Borrowing a tactic from Southwest Airlines’ playbook, Virgin America is asking the city of Dallas to “free Love Field and make it a fare fight.”
The San Francisco-based carrier launched a change.org petition over the weekend to support its campaign to win the right to use two gates at Dallas Love Field that American Airlines is being forced to divest as part of its antitrust settlement with the U.S. Department of Justice.
“Tell the City of Dallas leaders you think there’s room for a little healthy competition at Love,” says the petition, which had more than 21,000 supporters as of Monday evening.
The Virgin America campaign is similar to Southwest’s “Set LUV Free” billboards that the airline used to garner support from the public to pressure regional leaders to allow repeal of Wright Amendment restrictions that have prevented long-haul domestic flights at the city-owned airport. Those restrictions will expire in October.
The carrier also brought its jet-setting founder, Sir Richard Branson, to Dallas for a Cinco de Mayo party Monday evening intended to rally customers who want Virgin’s service to start at Love Field.
Southwest is “90 percent of the traffic out of Love Field, and all we’re asking for is 10 percent. Ten percent of Love,” Branson said to a crowd of supporters at the Rustic bar and restaurant. “When you have choice, fares come down.”
Branson then downed a shot of tequila with Virgin America CEO David Cush and crowd-surfed briefly.
Virgin America announced two weeks ago that it had signed a lease transfer agreement with American that had been approved by the Justice Department.
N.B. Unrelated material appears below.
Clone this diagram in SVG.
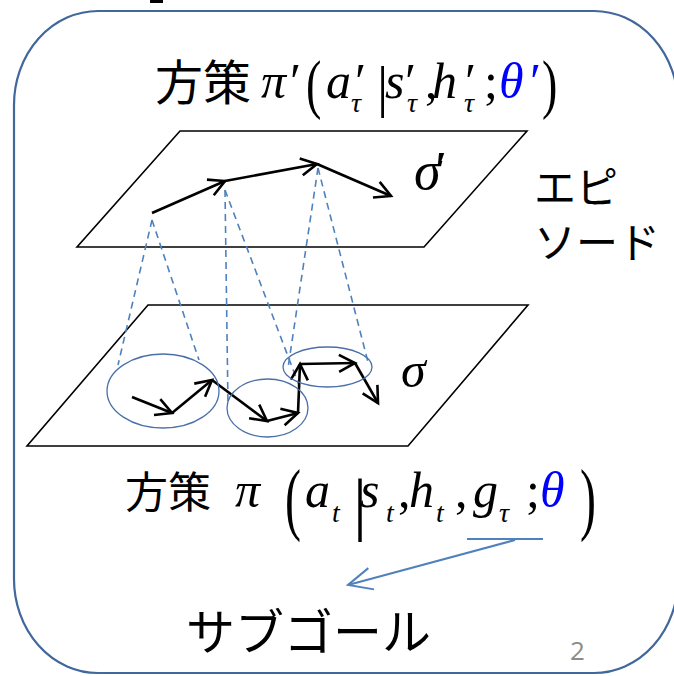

American has said that Virgin America was the only airline approved by the Justice Department for the Love Field gates.
The carrier started selling tickets for 18 daily flights to begin in October from Love to five cities — New York, Chicago, Los Angeles, San Francisco and Washington, D.C. — even though the city of Dallas has yet to approve the transfer.
Virgin America has been flying six flights a day to Los Angeles and San Francisco from Dallas/Fort Worth Airport since 2010 and would end that service if it wins the Love Field gatres.
Southwest and Delta Air Lines are also vying for the two gates, and a consultant study submitted to the Dallas City Council suggested that the city’s residents would be better served if Southwest gained control of them. Virgin America says Southwest should not receive the gates since it already controls 16 of the 20 gates at Love Field and 90 percent of the traffic.
On Wednesday, the Dallas City Council will be briefed on the Love Field gate situation, but no decision is expected to be made. Currently, American subleases its two gates to Delta Air Lines and Seaport Airlines.